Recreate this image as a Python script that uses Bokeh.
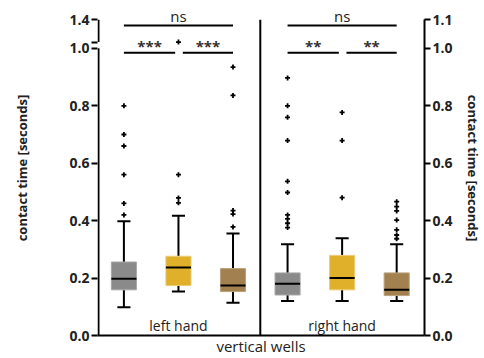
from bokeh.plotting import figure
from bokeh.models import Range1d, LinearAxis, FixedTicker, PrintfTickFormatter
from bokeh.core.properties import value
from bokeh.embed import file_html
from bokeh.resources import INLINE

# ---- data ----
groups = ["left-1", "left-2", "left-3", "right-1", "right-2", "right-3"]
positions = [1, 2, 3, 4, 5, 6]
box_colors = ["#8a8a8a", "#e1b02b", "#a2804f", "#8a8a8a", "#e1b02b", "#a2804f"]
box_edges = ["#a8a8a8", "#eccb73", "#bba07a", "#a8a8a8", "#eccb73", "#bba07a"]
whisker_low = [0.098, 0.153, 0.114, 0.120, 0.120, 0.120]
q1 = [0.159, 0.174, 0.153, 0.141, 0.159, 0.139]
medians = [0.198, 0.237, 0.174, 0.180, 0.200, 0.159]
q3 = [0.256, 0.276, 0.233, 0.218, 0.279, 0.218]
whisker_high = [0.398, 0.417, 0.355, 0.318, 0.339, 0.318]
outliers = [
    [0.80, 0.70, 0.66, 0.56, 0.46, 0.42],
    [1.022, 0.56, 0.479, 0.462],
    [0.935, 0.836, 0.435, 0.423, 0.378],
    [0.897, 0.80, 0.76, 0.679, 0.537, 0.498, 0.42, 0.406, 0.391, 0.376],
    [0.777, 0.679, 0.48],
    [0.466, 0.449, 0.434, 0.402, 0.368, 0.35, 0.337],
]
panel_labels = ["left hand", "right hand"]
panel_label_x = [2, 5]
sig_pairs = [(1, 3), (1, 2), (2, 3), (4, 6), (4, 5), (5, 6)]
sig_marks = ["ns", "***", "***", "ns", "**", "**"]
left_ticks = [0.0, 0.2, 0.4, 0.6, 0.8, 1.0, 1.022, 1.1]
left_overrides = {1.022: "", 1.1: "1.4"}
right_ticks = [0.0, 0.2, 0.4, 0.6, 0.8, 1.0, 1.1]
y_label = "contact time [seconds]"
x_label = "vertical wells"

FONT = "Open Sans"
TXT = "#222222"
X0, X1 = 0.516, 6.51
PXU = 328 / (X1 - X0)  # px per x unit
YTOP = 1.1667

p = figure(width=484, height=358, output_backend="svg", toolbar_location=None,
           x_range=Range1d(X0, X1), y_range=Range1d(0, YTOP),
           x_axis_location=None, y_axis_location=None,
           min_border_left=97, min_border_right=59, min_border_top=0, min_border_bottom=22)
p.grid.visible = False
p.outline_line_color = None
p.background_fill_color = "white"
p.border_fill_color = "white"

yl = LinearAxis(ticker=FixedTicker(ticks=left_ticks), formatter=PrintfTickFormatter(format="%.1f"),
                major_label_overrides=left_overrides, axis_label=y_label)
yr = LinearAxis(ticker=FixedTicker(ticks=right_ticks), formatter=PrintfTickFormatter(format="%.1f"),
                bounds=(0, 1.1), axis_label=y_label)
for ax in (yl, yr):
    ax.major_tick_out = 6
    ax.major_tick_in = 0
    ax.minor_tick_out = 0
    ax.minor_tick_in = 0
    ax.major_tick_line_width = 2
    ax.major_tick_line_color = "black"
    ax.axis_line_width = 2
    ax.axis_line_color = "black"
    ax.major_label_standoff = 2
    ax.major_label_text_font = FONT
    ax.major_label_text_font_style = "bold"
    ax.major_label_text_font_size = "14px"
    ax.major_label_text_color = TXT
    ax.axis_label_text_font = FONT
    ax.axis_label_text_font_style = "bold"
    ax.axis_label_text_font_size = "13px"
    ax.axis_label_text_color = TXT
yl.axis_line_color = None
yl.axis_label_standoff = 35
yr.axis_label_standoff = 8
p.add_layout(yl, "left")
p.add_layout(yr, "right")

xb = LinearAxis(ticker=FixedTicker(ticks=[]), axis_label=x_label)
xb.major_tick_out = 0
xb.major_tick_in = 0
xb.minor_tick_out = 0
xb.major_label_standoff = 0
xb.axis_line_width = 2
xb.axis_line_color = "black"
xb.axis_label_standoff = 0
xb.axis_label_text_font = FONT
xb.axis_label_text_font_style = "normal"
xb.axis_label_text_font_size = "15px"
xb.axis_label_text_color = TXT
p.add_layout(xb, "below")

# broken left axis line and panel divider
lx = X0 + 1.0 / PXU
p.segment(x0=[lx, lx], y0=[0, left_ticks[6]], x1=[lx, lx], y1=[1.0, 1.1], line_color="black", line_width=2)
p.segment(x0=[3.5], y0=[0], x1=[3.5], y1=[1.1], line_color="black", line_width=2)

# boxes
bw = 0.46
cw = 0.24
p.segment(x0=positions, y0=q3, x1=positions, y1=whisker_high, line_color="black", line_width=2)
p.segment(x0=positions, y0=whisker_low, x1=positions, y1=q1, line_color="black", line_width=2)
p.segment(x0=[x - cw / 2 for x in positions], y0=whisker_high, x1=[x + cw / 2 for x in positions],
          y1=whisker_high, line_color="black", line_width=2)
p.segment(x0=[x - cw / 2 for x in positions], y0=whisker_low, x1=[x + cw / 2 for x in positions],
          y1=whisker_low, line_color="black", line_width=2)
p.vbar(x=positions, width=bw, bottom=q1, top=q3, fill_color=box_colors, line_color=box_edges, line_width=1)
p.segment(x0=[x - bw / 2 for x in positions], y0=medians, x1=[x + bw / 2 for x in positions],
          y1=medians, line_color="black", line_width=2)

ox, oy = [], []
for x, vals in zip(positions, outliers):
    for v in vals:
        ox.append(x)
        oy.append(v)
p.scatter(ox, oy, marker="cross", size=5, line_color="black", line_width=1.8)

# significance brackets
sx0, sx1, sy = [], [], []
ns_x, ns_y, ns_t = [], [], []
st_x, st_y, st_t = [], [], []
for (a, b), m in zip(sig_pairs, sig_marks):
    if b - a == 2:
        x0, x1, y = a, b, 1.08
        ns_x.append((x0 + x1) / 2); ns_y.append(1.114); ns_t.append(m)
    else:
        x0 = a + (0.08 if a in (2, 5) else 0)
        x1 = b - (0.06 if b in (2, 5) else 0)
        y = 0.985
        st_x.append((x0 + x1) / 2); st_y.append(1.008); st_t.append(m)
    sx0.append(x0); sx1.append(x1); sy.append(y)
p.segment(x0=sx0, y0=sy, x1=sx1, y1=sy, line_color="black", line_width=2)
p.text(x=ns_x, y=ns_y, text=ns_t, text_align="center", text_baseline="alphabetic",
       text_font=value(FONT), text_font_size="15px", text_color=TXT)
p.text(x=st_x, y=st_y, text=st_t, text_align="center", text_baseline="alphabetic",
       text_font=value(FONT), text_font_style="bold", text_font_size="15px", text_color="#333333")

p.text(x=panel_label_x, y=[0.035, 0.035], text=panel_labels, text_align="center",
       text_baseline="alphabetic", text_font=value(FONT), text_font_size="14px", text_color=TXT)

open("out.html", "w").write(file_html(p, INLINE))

> _What the task requires_:
Give again, word for word, every line from the top of the data through the line with "from bokeh.resources import INLINE", both ends included, and exclude the pictures.

> _Solution_:
Recreate this image as a Python script that uses Bokeh.
from bokeh.plotting import figure
from bokeh.models import Range1d, LinearAxis, FixedTicker, PrintfTickFormatter
from bokeh.core.properties import value
from bokeh.embed import file_html
from bokeh.resources import INLINE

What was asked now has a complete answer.